Walker's economic and education policies should help him attract fiscal conservatives and the business community. He also has a record that could win the hearts of social conservatives. They were not impressed with the Republican Party's last two nominees and stayed home in droves on election days.
"We defunded Planned Parenthood and passed pro-life legislation," Walker told the crowd, which responded with applause. "We passed the Castle Doctrine (right to defend property with a gun) and concealed carry so people in Wisconsin can defend themselves, their families and their loved ones if they are law-abiding citizens."
Though his results-driven leadership style brought out the worst in protesters, it has ushered in an unlikely political revolution. In last fall's election, Republicans increased their majority in the Wisconsin Senate and secured the largest GOP majority in the state's assembly in more than 50 years.
"If we can do this in Wisconsin, we can certainly do it in Washington and all across America," Walker said.
As the a two-term governor of our country's 20th most populated state - elected three times - Walker has a near-perfect resume for the country's highest executive office.

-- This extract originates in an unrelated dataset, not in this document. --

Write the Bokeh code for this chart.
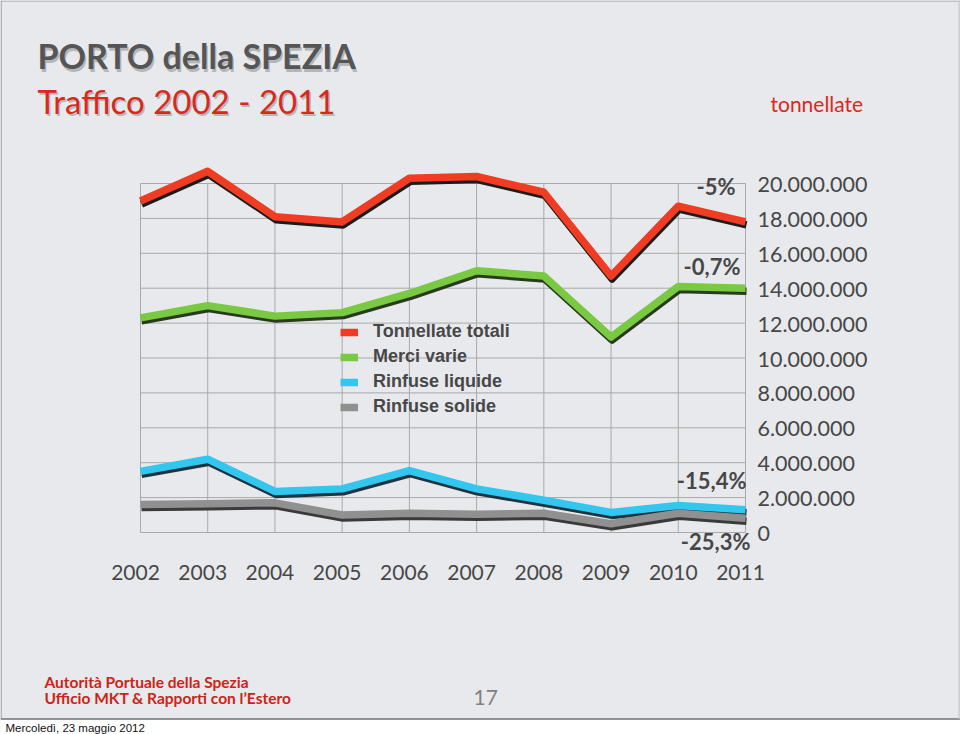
from bokeh.plotting import figure
from bokeh.models import Range1d, Label, Legend, LegendItem, Span, BoxAnnotation, ColumnDataSource
from bokeh.core.properties import value
from bokeh.embed import file_html
from bokeh.resources import INLINE

# ---------------- data ----------------
years = [2002, 2003, 2004, 2005, 2006, 2007, 2008, 2009, 2010, 2011]
totali = [19.0e6, 20.7e6, 18.1e6, 17.8e6, 20.3e6, 20.4e6, 19.5e6, 14.7e6, 18.7e6, 17.8e6]
merci_varie = [12.3e6, 13.0e6, 12.4e6, 12.6e6, 13.7e6, 15.0e6, 14.7e6, 11.2e6, 14.1e6, 14.0e6]
rinfuse_liquide = [3.5e6, 4.2e6, 2.35e6, 2.5e6, 3.55e6, 2.5e6, 1.85e6, 1.15e6, 1.55e6, 1.3e6]
rinfuse_solide = [1.6e6, 1.65e6, 1.7e6, 1.0e6, 1.1e6, 1.05e6, 1.1e6, 0.5e6, 1.1e6, 0.82e6]
series_names = ["Tonnellate totali", "Merci varie", "Rinfuse liquide", "Rinfuse solide"]
ytick_values = [0, 2e6, 4e6, 6e6, 8e6, 10e6, 12e6, 14e6, 16e6, 18e6, 20e6]
ytick_labels = ["0", "2.000.000", "4.000.000", "6.000.000", "8.000.000", "10.000.000",
                "12.000.000", "14.000.000", "16.000.000", "18.000.000", "20.000.000"]
xtick_labels = ["2002", "2003", "2004", "2005", "2006", "2007", "2008", "2009", "2010", "2011"]
changes = ["-5%", "-0,7%", "-15,4%", "-25,3%"]

# ---------------- layout (pixel anchors of the chart box) ----------------
W, H = 960, 734
GX0, GX1 = 140, 745      # canvas x of first / last year
GY20, GY0 = 183, 532     # canvas y of 20M / 0
kx = (GX1 - GX0) / (years[-1] - years[0])
ky = (GY0 - GY20) / ytick_values[-1]
x_start = years[0] - GX0 / kx
x_end = years[0] + (W - GX0) / kx
y_end = ytick_values[-1] + GY20 / ky
y_start = -(H - GY0) / ky

BG = "#e8e9ec"
RED = "#d9281c"
TXT = "#474747"


def X(px):
    return x_start + px / kx


def Y(py):
    return y_end - py / ky


p = figure(width=W, height=H, x_range=Range1d(x_start, x_end), y_range=Range1d(y_start, y_end),
           x_axis_location=None, y_axis_location=None, output_backend="svg",
           toolbar_location=None, min_border=0)
p.grid.visible = False
p.outline_line_color = None
p.background_fill_color = BG
p.border_fill_color = BG

# shadow ranges (1px right, 3px down)
p.extra_x_ranges = {"sh": Range1d(x_start - 1.0 / kx, x_end - 1.0 / kx)}
p.extra_y_ranges = {"sh": Range1d(y_start + 3.0 / ky, y_end + 3.0 / ky)}

# slide frame / date strip
p.add_layout(BoxAnnotation(top=Y(718.5), fill_color="white", fill_alpha=1.0, line_alpha=0,
                           level="underlay"))
p.add_layout(Span(location=Y(718.5), dimension="width", line_color="#6f7074", line_width=1.5))
p.add_layout(Span(location=Y(0.5), dimension="width", line_color="#9a9ca0", line_width=1))
p.add_layout(BoxAnnotation(left=X(0), right=X(1.2), bottom=Y(718.5), fill_color="#9a9ca0",
                           fill_alpha=1.0, line_alpha=0))
p.add_layout(BoxAnnotation(left=X(958), right=X(959.2), bottom=Y(718.5), fill_color="#c4c6ca",
                           fill_alpha=1.0, line_alpha=0))

# grid (0..20M x 2002..2011 box)
grid_col = "#a9a9a9"
p.segment(x0=years, y0=[ytick_values[0]] * len(years), x1=years,
          y1=[ytick_values[-1]] * len(years), line_color=grid_col, line_width=1)
p.segment(x0=[years[0]] * len(ytick_values), y0=ytick_values,
          x1=[years[-1]] * len(ytick_values), y1=ytick_values, line_color=grid_col, line_width=1)

# tick labels
ysrc = ColumnDataSource(dict(x=[years[-1]] * len(ytick_values), y=ytick_values, t=ytick_labels))
p.text(x="x", y="y", text="t", source=ysrc, x_offset=12, y_offset=1, text_align="left",
       text_baseline="middle", text_font=value("Lato"), text_font_size="21.5px",
       text_color=TXT)
xsrc = ColumnDataSource(dict(x=years, y=[ytick_values[0]] * len(years), t=xtick_labels))
p.text(x="x", y="y", text="t", source=xsrc, x_offset=-5, y_offset=40, text_align="center",
       text_baseline="middle", text_font=value("Lato"), text_font_size="21px",
       text_color=TXT)

# series
styles = [
    (totali, "#f03c22", "#1c1c1c"),
    (merci_varie, "#7ac943", "#2a3a20"),
    (rinfuse_liquide, "#33c6ee", "#1d3440"),
    (rinfuse_solide, "#909090", "#3a3a3a"),
]
renderers = []
for vals, col, shc in styles:
    p.line(years, vals, line_color=shc, line_width=7.5, line_join="round",
           x_range_name="sh", y_range_name="sh")
    r = p.line(years, vals, line_color=col, line_width=7.5, line_join="round")
    renderers.append(r)

legend = Legend(items=[LegendItem(label=n, renderers=[r]) for n, r in zip(series_names, renderers)],
                location=(340, H - 417), orientation="vertical", padding=0, spacing=4,
                glyph_width=18, glyph_height=20, label_height=20, label_standoff=15,
                border_line_alpha=0, background_fill_alpha=0,
                label_text_font="Liberation Sans", label_text_font_style="bold",
                label_text_font_size="18px", label_text_color=TXT)
p.add_layout(legend)


def lab(x, y, text, size, color, bold=False, align="left", font="Lato", alpha=1.0):
    p.add_layout(Label(x=X(x), y=Y(y), text=text, text_align=align, text_baseline="middle",
                       text_font=font, text_font_style="bold" if bold else "normal",
                       text_font_size=size, text_color=color, text_alpha=alpha))


# percentage changes
pct_pos = [(735, 186), (740, 266), (746, 480), (750, 541)]
for t, (px, py) in zip(changes, pct_pos):
    lab(px, py, t, "22px", TXT, bold=True, align="right")

# titles
lab(38.5, 57.5, "PORTO della SPEZIA", "34px", "#000000", bold=True, alpha=0.22)
lab(38.5, 102.5, "Traffico 2002 - 2011", "33px", "#000000", alpha=0.22)
lab(37, 55, "PORTO della SPEZIA", "34px", "#555555", bold=True)
lab(37, 100, "Traffico 2002 - 2011", "33px", RED)
lab(770, 103, "tonnellate", "21px", RED)

# footer
lab(44, 681, "Autorità Portuale della Spezia", "15.5px", "#cc2417", bold=True)
lab(44, 697, "Ufficio MKT & Rapporti con l\u2019Estero", "15.5px", "#cc2417", bold=True)
lab(473, 697, "17", "21px", "#808080")
lab(5, 727, "Mercoledì, 23 maggio 2012", "11.5px", "#111111", font="Liberation Sans")

open("out.html", "w").write(file_html(p, INLINE))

If Walker emerges as his party's nominee, he will have an enviable pool of potential running mates. Either U.S. Sen. Ted Cruz or U.S. Sen. Marco Rubio, of Texas and Florida, respectively, could help deliver Hispanics - the country's most important swing-vote demographic. Either could help a northern governor in southern states. Former Hewlett-Packard CEO Carly Fiorina would offer an intellectually and rhetorically powerful hedge against Hillary Clinton, who presents the appealing prospect of a strong woman in the White House. Dr. Ben Carson could deliver grass-roots conservatives and minorities who are tired of polished politicians.
Only upcoming caucuses, primaries and/or the Republican National Convention will determine which man or woman the GOP will run. But the Western Conservative Summit assured conservatives they have a new and dynamic executive leader able and willing to run on an impressive record of success.